Your answer should be a single number: the count of lines that hold the word "this".

*** ROWS

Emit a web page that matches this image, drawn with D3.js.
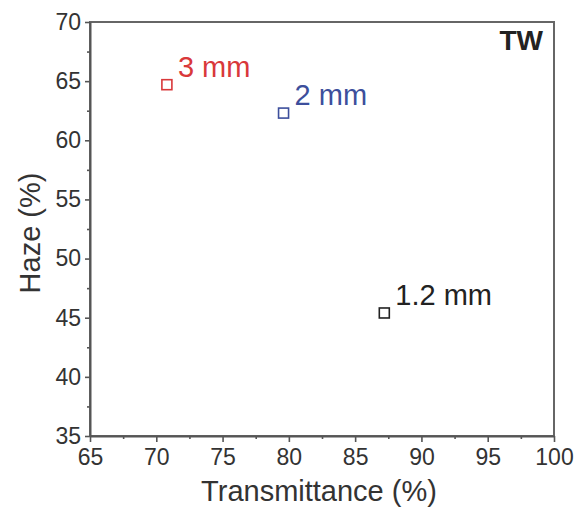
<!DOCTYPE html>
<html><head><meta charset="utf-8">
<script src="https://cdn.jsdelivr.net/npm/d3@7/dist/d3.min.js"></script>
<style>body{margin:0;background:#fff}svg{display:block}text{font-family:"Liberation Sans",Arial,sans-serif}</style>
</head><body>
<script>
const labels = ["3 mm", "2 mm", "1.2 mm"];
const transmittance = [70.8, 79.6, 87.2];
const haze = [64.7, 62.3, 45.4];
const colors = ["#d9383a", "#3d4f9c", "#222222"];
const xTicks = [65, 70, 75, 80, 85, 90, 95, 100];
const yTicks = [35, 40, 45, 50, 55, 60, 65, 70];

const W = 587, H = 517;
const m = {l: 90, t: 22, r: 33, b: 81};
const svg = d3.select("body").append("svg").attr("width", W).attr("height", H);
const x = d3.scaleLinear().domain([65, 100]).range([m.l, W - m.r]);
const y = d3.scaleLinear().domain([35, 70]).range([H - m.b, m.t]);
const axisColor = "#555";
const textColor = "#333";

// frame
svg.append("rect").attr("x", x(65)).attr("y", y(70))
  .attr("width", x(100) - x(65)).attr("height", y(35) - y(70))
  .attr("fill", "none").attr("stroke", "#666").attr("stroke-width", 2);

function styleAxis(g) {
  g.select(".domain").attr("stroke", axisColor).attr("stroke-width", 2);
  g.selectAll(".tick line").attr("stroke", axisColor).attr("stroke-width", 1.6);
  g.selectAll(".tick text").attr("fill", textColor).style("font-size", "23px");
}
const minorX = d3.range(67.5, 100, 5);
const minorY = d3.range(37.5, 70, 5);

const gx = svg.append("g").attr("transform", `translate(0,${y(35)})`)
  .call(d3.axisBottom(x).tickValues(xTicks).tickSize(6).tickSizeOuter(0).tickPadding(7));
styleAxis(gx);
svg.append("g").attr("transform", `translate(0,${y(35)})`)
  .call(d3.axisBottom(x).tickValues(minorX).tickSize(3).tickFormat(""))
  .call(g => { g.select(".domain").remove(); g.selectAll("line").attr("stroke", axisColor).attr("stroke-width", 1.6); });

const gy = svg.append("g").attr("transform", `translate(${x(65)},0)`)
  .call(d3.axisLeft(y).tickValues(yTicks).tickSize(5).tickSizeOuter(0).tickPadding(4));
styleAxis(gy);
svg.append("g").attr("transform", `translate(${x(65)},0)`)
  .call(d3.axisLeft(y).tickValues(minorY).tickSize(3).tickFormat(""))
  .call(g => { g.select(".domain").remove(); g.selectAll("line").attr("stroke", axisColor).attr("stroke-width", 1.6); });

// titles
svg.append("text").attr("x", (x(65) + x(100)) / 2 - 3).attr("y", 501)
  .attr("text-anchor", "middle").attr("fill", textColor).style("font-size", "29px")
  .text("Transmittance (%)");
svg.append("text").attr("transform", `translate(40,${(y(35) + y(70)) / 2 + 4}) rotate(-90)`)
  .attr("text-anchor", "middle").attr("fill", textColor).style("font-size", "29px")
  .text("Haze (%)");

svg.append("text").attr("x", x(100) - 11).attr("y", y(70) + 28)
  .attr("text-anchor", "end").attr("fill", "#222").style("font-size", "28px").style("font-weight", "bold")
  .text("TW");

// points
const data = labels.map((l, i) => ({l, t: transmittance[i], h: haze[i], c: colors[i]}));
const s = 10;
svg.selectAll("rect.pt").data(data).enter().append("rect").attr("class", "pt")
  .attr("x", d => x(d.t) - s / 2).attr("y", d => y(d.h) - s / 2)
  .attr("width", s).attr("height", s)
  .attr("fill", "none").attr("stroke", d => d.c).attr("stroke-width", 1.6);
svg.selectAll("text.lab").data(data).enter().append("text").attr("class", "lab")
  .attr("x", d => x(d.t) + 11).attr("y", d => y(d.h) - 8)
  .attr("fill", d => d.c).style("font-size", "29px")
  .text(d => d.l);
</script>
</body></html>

******
*** ROWS

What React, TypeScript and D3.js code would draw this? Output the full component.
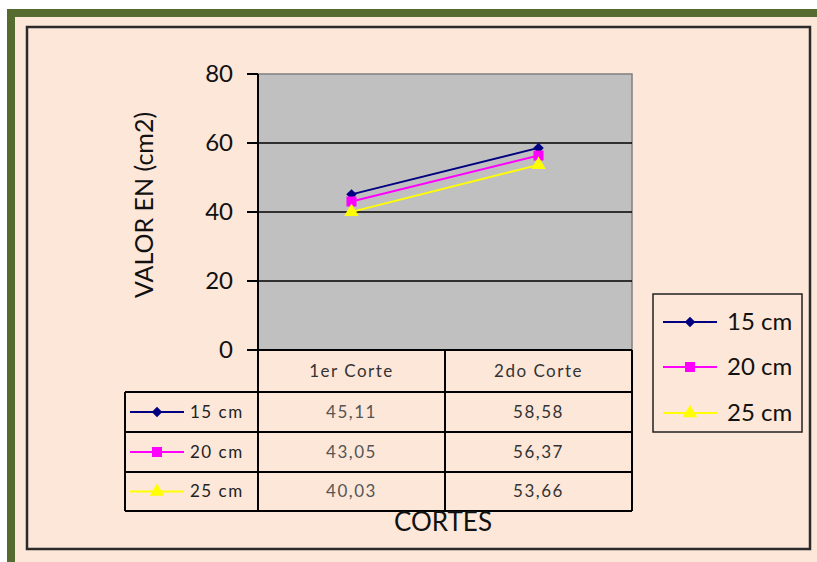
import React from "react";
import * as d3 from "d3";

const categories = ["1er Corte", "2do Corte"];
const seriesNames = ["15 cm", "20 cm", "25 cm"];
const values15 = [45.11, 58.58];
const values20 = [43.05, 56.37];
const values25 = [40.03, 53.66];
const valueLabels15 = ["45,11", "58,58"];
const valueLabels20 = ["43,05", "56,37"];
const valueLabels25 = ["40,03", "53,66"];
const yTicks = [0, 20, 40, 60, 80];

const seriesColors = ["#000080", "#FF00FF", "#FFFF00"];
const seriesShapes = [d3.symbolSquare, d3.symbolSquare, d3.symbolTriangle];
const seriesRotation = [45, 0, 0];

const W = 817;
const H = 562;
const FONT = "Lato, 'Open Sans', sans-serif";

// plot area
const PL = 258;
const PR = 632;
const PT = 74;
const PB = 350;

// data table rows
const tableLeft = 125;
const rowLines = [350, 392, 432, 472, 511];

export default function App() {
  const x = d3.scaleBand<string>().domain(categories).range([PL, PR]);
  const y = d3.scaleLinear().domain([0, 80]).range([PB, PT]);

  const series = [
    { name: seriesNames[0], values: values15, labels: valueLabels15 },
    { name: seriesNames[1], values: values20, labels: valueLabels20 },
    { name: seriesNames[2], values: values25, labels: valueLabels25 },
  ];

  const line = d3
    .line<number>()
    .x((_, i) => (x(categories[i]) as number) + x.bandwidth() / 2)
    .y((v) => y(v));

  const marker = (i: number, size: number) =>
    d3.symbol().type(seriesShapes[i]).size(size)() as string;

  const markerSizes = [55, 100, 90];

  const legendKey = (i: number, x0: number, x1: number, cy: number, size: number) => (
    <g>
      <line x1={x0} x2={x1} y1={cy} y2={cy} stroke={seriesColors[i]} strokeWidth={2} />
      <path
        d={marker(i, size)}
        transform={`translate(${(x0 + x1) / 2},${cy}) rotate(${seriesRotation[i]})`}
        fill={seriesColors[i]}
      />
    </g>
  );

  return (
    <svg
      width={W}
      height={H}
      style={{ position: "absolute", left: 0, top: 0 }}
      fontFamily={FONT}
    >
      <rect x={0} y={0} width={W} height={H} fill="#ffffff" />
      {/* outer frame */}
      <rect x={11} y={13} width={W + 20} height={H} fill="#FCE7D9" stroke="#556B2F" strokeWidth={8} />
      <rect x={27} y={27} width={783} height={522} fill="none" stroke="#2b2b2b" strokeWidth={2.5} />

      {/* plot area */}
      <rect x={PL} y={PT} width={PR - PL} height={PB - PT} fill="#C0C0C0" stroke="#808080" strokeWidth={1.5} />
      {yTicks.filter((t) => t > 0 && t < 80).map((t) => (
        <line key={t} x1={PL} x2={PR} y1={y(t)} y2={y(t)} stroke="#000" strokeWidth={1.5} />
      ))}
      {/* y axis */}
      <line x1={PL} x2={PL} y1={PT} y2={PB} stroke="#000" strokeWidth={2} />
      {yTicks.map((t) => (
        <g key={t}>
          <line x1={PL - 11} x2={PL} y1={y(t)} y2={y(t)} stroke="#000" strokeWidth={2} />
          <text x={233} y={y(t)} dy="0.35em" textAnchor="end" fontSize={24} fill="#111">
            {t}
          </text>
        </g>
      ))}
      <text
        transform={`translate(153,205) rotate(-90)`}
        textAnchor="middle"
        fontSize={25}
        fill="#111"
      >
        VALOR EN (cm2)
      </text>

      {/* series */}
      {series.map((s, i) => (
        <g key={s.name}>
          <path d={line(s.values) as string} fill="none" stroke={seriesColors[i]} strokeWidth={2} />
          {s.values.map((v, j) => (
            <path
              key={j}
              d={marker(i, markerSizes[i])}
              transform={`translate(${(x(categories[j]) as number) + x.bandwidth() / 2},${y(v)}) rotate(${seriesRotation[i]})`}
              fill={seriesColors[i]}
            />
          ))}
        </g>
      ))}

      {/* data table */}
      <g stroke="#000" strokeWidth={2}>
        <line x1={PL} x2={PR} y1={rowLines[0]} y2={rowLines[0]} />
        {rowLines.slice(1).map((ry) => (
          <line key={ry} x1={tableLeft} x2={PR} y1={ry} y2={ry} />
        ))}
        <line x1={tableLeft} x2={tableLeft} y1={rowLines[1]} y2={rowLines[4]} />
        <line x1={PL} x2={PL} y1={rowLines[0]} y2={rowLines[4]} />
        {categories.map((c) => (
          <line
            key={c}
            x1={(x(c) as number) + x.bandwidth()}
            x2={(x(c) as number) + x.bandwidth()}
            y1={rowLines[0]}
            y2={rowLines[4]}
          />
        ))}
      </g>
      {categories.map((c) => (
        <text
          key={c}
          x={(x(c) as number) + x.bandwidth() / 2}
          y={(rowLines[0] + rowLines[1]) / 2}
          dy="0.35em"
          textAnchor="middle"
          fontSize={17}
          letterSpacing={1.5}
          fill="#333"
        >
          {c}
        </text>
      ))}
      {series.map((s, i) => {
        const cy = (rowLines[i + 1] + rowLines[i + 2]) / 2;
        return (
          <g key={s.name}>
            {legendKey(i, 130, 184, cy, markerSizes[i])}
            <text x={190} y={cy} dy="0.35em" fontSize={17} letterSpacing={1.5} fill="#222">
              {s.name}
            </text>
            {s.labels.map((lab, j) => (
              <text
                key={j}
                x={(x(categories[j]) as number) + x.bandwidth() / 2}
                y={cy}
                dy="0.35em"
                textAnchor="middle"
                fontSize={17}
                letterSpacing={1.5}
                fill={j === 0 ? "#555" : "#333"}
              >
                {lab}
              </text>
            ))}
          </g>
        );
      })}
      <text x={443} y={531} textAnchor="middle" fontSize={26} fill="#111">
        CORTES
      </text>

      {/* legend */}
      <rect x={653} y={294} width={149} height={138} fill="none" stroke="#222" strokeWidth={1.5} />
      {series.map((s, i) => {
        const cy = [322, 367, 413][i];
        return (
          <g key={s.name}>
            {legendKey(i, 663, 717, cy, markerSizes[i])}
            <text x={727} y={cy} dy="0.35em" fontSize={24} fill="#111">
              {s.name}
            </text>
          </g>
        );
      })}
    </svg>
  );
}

******

> [EXERCISE RESULT]:
2